In listening to them and trying to find one behavior that I could target for change – I realized that they were both bossing each other around as if they were each others’ children. When I pointed this out, they had to agree and admitted that they bossed their friends around too.
If the marriage had any hope of succeeding this had to stop. So I sent them home with an assignment. Stop trying to change each other, fix each other, dominate each other.
I explained that we would work on each individually. You can’t change others; you can only change yourself.
The wife texted me after the session and thanked me profusely for relieving them both of this heavy burden. I would agree profusely. Taking care of ourselves is a full time job. Who has time for another full time job?
This of course applies to adults over age 18. Children? We have a mandate to boss them around but please do this in a healthy way. At 18 however, they get the same respect we give other adults.
That is, no advice unless asked for and even then – be careful. Giving advice to other adults, unless licensed to do so (that’s me) can become addictive.
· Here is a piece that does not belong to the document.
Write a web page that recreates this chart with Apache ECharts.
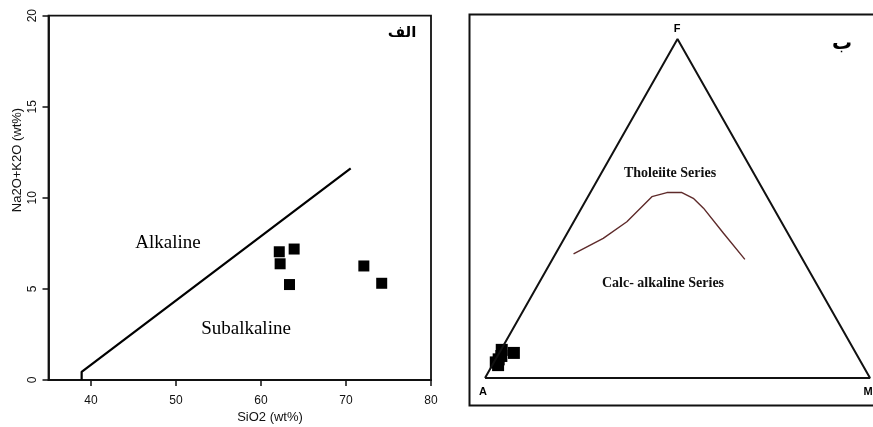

Another client of mine told me her whole family was bossy and told everybody else what to do and how to do it. This behavior was so ingrained in her, she never once questioned whether it was healthy. And healthy it certainly was not, as she had spent most of her adult life mad at others who didn’t do things her way.
Further, she told me that her entire country of origin (not the US) was bossy. I said surely you’re joking. She said most assuredly she was not. Now she’s on the road to bossiness recovery and happier and healthier for it.
So whether it’s your marriage, family, friends, or your entire country, let your mantra be: You can’t change others; you can only change yourself.